For too long, economic development in Scotland’s cities has been about top-down decision making. This a strategy that has often failed to realise the potential for high living standards and stable local employment for our most deprived communities. It’s time to stop looking at areas like the East End of Glasgow as problems to be solved. Instead they should be seen as assets to be developed and nurtured.

In the year since I was elected to serve the people of Provan, my belief that the greatest asset of this area is its people has been reinforced.

There’s an abundance of passion and talent, as well as the ideas, enthusiasm and energy to improve communities for the better. Last year, the Scottish Government passed the Community Empowerment Act. This ground-breaking (in more ways than one) piece of legislation gives urban communities the right to buy disused or derelict land, with funding available from the Scottish Land Fund.
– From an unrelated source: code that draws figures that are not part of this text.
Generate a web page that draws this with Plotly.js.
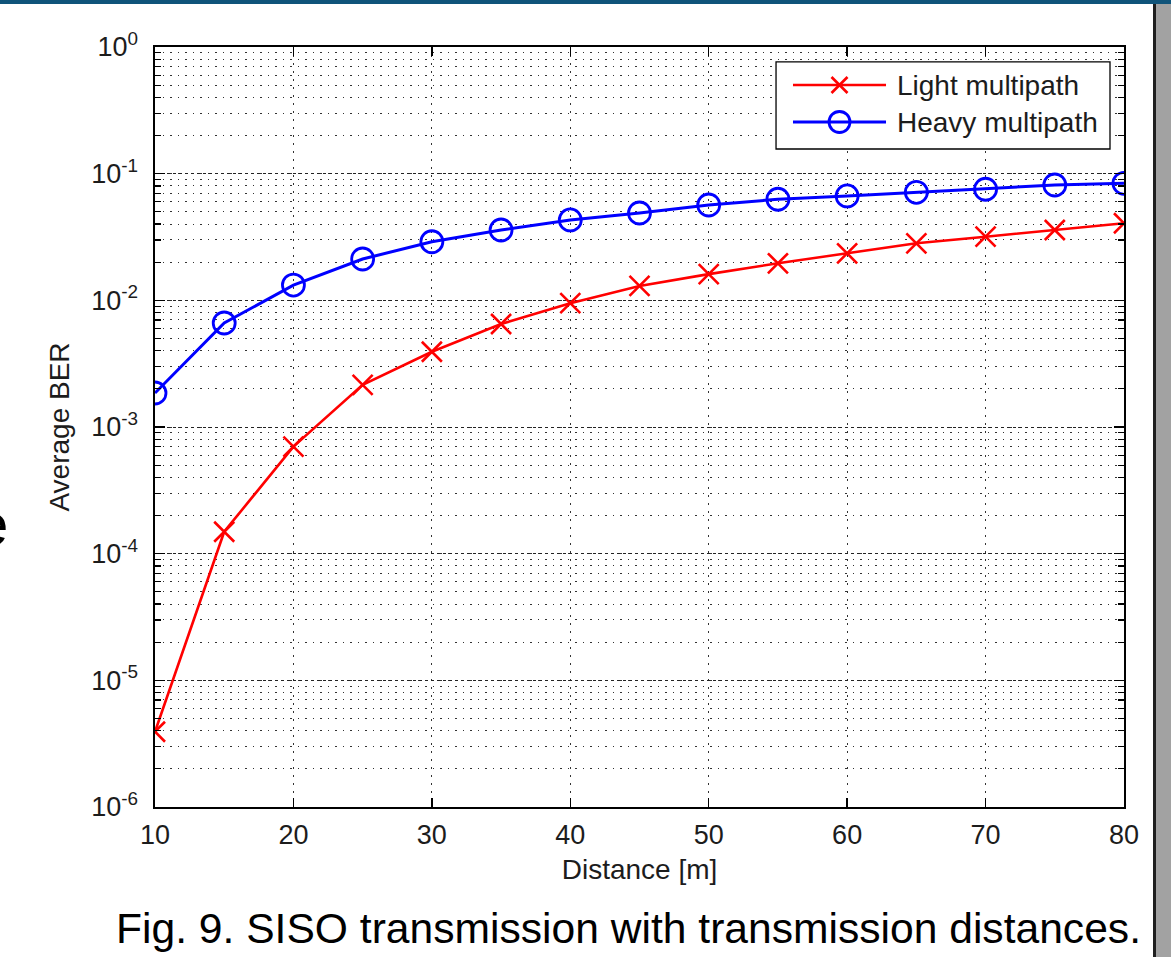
<!DOCTYPE html>
<html>
<head>
<meta charset="utf-8">
<script src="https://cdn.plot.ly/plotly-3.0.1.min.js"></script>
<style>
  html, body { margin: 0; padding: 0; background: #ffffff; }
  #wrap { position: relative; width: 1171px; height: 957px; overflow: hidden; }
  #chart { position: absolute; left: 0; top: 0; width: 1171px; height: 957px; }
  #topbar { position: absolute; left: 0; top: 0; width: 1171px; height: 4px; background: #10547a; z-index: 5; }
  #rline { position: absolute; left: 1153px; top: 4px; width: 3px; height: 953px; background: #1e1e1e; z-index: 5; }
  #rgray { position: absolute; left: 1156px; top: 4px; width: 15px; height: 953px; background: #a2a2a2; z-index: 5; }
  #edge { position: absolute; left: -25px; top: 495px; font-family: "Liberation Sans", Arial, sans-serif; font-size: 60px; color: #000; z-index: 5; line-height: 1; }
</style>
</head>
<body>
<div id="wrap">
  <div id="chart"></div>
  <div id="topbar"></div>
  <div id="rline"></div>
  <div id="rgray"></div>
  <div id="edge">e</div>
</div>
<script>
// Data
const distance = [10, 15, 20, 25, 30, 35, 40, 45, 50, 55, 60, 65, 70, 75, 80];
const lightBER = [3.93e-6, 1.49e-4, 7.0e-4, 2.15e-3, 3.93e-3, 6.5e-3, 9.5e-3, 1.30e-2, 1.61e-2, 1.96e-2, 2.35e-2, 2.82e-2, 3.18e-2, 3.59e-2, 4.06e-2];
const heavyBER = [1.855e-3, 6.62e-3, 1.32e-2, 2.12e-2, 2.90e-2, 3.59e-2, 4.31e-2, 4.89e-2, 5.66e-2, 6.28e-2, 6.67e-2, 7.13e-2, 7.53e-2, 8.14e-2, 8.39e-2];
const seriesNames = ["Light multipath", "Heavy multipath"];
const seriesColors = ["#ff0000", "#0000ff"];
const xTicks = [10, 20, 30, 40, 50, 60, 70, 80];
const yTickVals = [1e-6, 1e-5, 1e-4, 1e-3, 1e-2, 1e-1, 1];
const yTickText = ["10<sup>-6</sup>", "10<sup>-5</sup>", "10<sup>-4</sup>", "10<sup>-3</sup>", "10<sup>-2</sup>", "10<sup>-1</sup>", "10<sup>0</sup>"];
const xTitle = "Distance [m]";
const yTitle = "Average BER";
const caption = "Fig. 9. SISO transmission with transmission distances.";

const FONT = '"Liberation Sans", Arial, Helvetica, sans-serif';
const TXT = '#1c1c1c';

const traces = [
  {
    x: distance, y: lightBER, name: seriesNames[0], type: 'scatter', mode: 'lines+markers',
    line: { color: seriesColors[0], width: 2.6 },
    marker: { symbol: 'x-thin-open', size: 20, color: seriesColors[0], line: { width: 2.6, color: seriesColors[0] } }
  },
  {
    x: distance, y: heavyBER, name: seriesNames[1], type: 'scatter', mode: 'lines+markers',
    line: { color: seriesColors[1], width: 3 },
    marker: { symbol: 'circle-open', size: 22, color: seriesColors[1], line: { width: 2.8, color: seriesColors[1] } }
  }
];

// Legend box (MATLAB style: long line sample with marker centred on it)
const legBox = { x0: 0.6409, x1: 0.98555, y0: 0.8658, y1: 0.9803 };
const legRows = [0.950, 0.9013];
const legLine = { x0: 0.6584, x1: 0.7544, mid: 0.7064 };
const legTextX = 0.7637;

const shapes = [
  { type: 'rect', xref: 'paper', yref: 'paper', x0: legBox.x0, x1: legBox.x1, y0: legBox.y0, y1: legBox.y1,
    fillcolor: '#ffffff', line: { color: '#000000', width: 1.3 }, layer: 'above' },
  { type: 'line', xref: 'paper', yref: 'paper', x0: legLine.x0, x1: legLine.x1, y0: legRows[0], y1: legRows[0],
    line: { color: seriesColors[0], width: 2.6 }, layer: 'above' },
  { type: 'line', xref: 'paper', yref: 'paper', xsizemode: 'pixel', ysizemode: 'pixel',
    xanchor: legLine.mid, yanchor: legRows[0], x0: -8, x1: 8, y0: -8, y1: 8,
    line: { color: seriesColors[0], width: 2.6 }, layer: 'above' },
  { type: 'line', xref: 'paper', yref: 'paper', xsizemode: 'pixel', ysizemode: 'pixel',
    xanchor: legLine.mid, yanchor: legRows[0], x0: -8, x1: 8, y0: 8, y1: -8,
    line: { color: seriesColors[0], width: 2.6 }, layer: 'above' },
  { type: 'line', xref: 'paper', yref: 'paper', x0: legLine.x0, x1: legLine.x1, y0: legRows[1], y1: legRows[1],
    line: { color: seriesColors[1], width: 3 }, layer: 'above' },
  { type: 'circle', xref: 'paper', yref: 'paper', xsizemode: 'pixel', ysizemode: 'pixel',
    xanchor: legLine.mid, yanchor: legRows[1], x0: -10.5, x1: 10.5, y0: -10.5, y1: 10.5,
    fillcolor: 'rgba(0,0,0,0)', line: { color: seriesColors[1], width: 2.8 }, layer: 'above' }
];

const annotations = [
  { text: seriesNames[0], xref: 'paper', yref: 'paper', x: legTextX, y: legRows[0],
    xanchor: 'left', yanchor: 'middle', showarrow: false,
    font: { family: FONT, size: 28, color: TXT } },
  { text: seriesNames[1], xref: 'paper', yref: 'paper', x: legTextX, y: legRows[1],
    xanchor: 'left', yanchor: 'middle', showarrow: false,
    font: { family: FONT, size: 28, color: TXT } },
  { text: caption, xref: 'paper', yref: 'paper', x: 0.4886, y: -0.1592,
    xanchor: 'center', yanchor: 'middle', showarrow: false,
    font: { family: FONT, size: 42.6, color: '#000000' } }
];

const layout = {
  width: 1171, height: 957,
  margin: { l: 155, r: 47, t: 47, b: 150, pad: 0 },
  paper_bgcolor: '#ffffff', plot_bgcolor: '#ffffff',
  font: { family: FONT, size: 27, color: TXT },
  showlegend: false,
  hovermode: false,
  xaxis: {
    type: 'linear', range: [10, 80], tickvals: xTicks, ticktext: xTicks.map(String),
    ticks: 'inside', ticklen: 9, tickwidth: 1.3, tickcolor: '#000',
    showline: true, linecolor: '#000', linewidth: 1.6, mirror: 'ticks',
    showgrid: true, gridcolor: '#333', gridwidth: 1, griddash: '1.5px,6.5px',
    zeroline: false, ticklabelstandoff: 3,
    tickfont: { family: FONT, size: 27, color: TXT },
    title: { text: xTitle, font: { family: FONT, size: 28, color: TXT }, standoff: 10 }
  },
  yaxis: {
    type: 'log', range: [-6, 0], tickvals: yTickVals, ticktext: yTickText,
    ticks: 'inside', ticklen: 10, tickwidth: 1.3, tickcolor: '#000',
    showline: true, linecolor: '#000', linewidth: 1.6, mirror: 'ticks',
    showgrid: true, gridcolor: '#222', gridwidth: 1, griddash: '3px,3px',
    minor: { dtick: 'D1', ticks: 'inside', ticklen: 6, tickwidth: 1.2, tickcolor: '#000',
             showgrid: true, gridcolor: '#333', gridwidth: 1, griddash: '1.5px,6px' },
    zeroline: false, ticklabelstandoff: 10,
    tickfont: { family: FONT, size: 27, color: TXT },
    title: { text: yTitle, font: { family: FONT, size: 28, color: TXT }, standoff: 13 }
  },
  shapes: shapes,
  annotations: annotations
};

Plotly.newPlot('chart', traces, layout, { displayModeBar: false, staticPlot: true });
</script>
</body>
</html>
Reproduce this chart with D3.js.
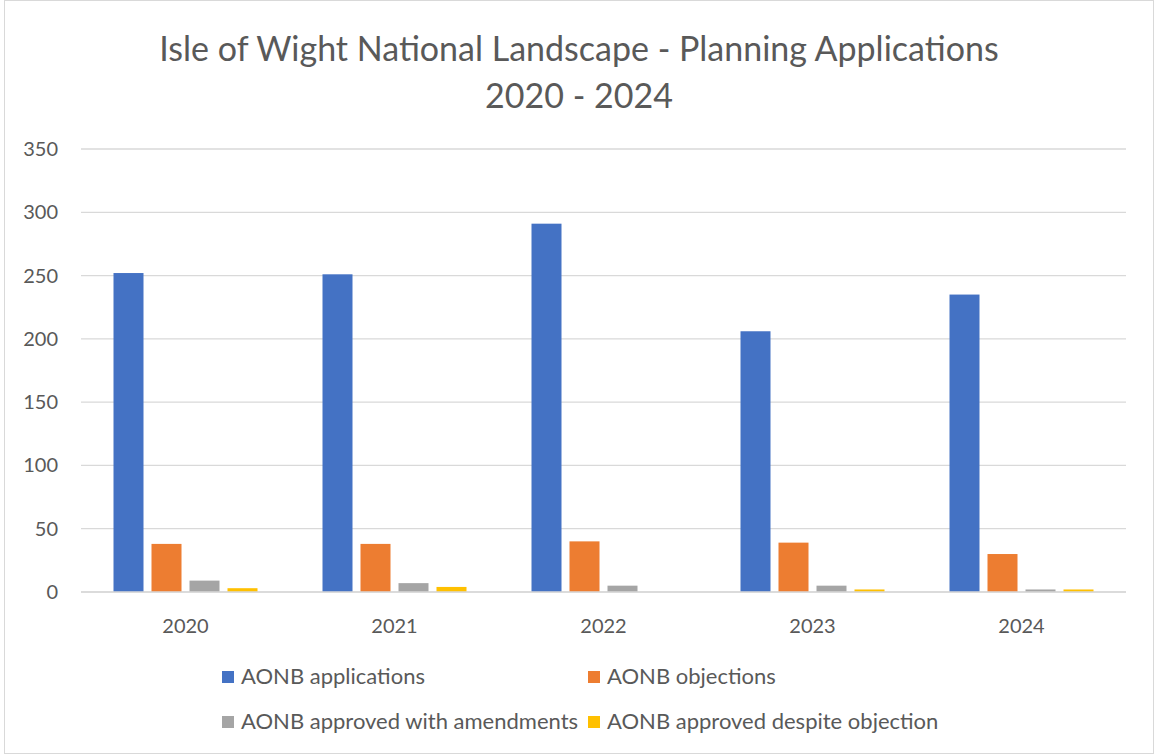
<!DOCTYPE html>
<html>
<head>
<meta charset="utf-8">
<script src="https://cdn.jsdelivr.net/npm/d3@7"></script>
<style>
  body { margin: 0; background: #fff; }
  text { font-family: Lato, "Open Sans", sans-serif; fill: #595959; }
</style>
</head>
<body>
<svg id="chart" width="1155" height="755"></svg>
<script>
const years = ["2020", "2021", "2022", "2023", "2024"];
const series_names = ["AONB applications", "AONB objections", "AONB approved with amendments", "AONB approved despite objection"];
const series_colors = ["#4472C4", "#ED7D31", "#A5A5A5", "#FFC000"];
const applications = [252, 251, 291, 206, 235];
const objections = [38, 38, 40, 39, 30];
const approved_amend = [9, 7, 5, 5, 2];
const approved_despite = [3, 4, 0, 2, 2];
const y_ticks = [0, 50, 100, 150, 200, 250, 300, 350];
const title_lines = ["Isle of Wight National Landscape - Planning Applications", "2020 - 2024"];

const all_values = [applications, objections, approved_amend, approved_despite];

const svg = d3.select("#chart");
const plot_left = 81, plot_right = 1126, plot_top = 149, plot_bottom = 592;

// chart border
svg.append("rect")
	.attr("x", 4.5).attr("y", 0.5).attr("width", 1149).attr("height", 753)
	.style("fill", "none").style("stroke", "#d9d9d9");

svg.selectAll(".title").data(title_lines).enter()
	.append("text")
	.attr("class", "title")
	.attr("x", 579)
	.attr("y", (d, i) => 61 + i * 47)
	.attr("text-anchor", "middle")
	.style("font-size", "34px")
	.text(d => d);

const y = d3.scaleLinear().domain([0, 350]).range([plot_bottom, plot_top]);
const x0 = d3.scaleBand().domain(years).range([plot_left, plot_right]);
const x1 = d3.scaleBand().domain(d3.range(4))
	.range([32.5, x0.bandwidth() - 32.5]).paddingInner(8/38);

// grid
svg.selectAll(".grid").data(y_ticks).enter()
	.append("line")
	.attr("x1", plot_left).attr("x2", plot_right)
	.attr("y1", d => y(d)).attr("y2", d => y(d))
	.style("stroke", "#d9d9d9").style("stroke-width", 1.3);

svg.selectAll(".ytick").data(y_ticks).enter()
	.append("text")
	.attr("x", 58).attr("y", d => y(d) + 7)
	.attr("text-anchor", "end")
	.style("font-size", "20px")
	.text(d => d);

const groups = svg.selectAll(".grp").data(years).enter()
	.append("g")
	.attr("transform", d => `translate(${x0(d)},0)`);

groups.selectAll("rect")
	.data((yr, yi) => all_values.map((arr, si) => ({si, v: arr[yi]})))
	.enter()
	.append("rect")
	.attr("x", d => x1(d.si))
	.attr("width", x1.bandwidth())
	.attr("y", d => y(d.v))
	.attr("height", d => y(0) - y(d.v))
	.style("fill", d => series_colors[d.si]);

// baseline redraw over bars
svg.append("line")
	.attr("x1", plot_left).attr("x2", plot_right)
	.attr("y1", y(0)).attr("y2", y(0))
	.style("stroke", "#d9d9d9").style("stroke-width", 1.3);

svg.selectAll(".xlab").data(years).enter()
	.append("text")
	.attr("x", d => x0(d) + x0.bandwidth() / 2)
	.attr("y", 633)
	.attr("text-anchor", "middle")
	.style("font-size", "20px")
	.text(d => d);

// legend
const leg_x = [222, 588];
const leg_y = [671, 716];
const legend = svg.selectAll(".leg").data(series_names).enter()
	.append("g")
	.attr("transform", (d, i) => `translate(${leg_x[i % 2]},${leg_y[Math.floor(i / 2)]})`);
legend.append("rect")
	.attr("width", 12).attr("height", 12)
	.style("fill", (d, i) => series_colors[i]);
legend.append("text")
	.attr("x", 19).attr("y", 13)
	.style("font-size", "22px")
	.text(d => d);
</script>
</body>
</html>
This is a radical new approach. Our elected representatives – existing and new – need to work together to encourage grassroots leadership in these projects. Enabling and empowering citizens to forge their own paths for their communities. And be there to support them where they need it. Far more economic development opportunities should be citizen-led, and be facilitated by local and national governments. Our newly elected councillors will play no small part in this.

Independence will give us the levers to make better economic decisions at Holyrood, but self-determination starts at a grassroots level, in the streets and communities of Scotland.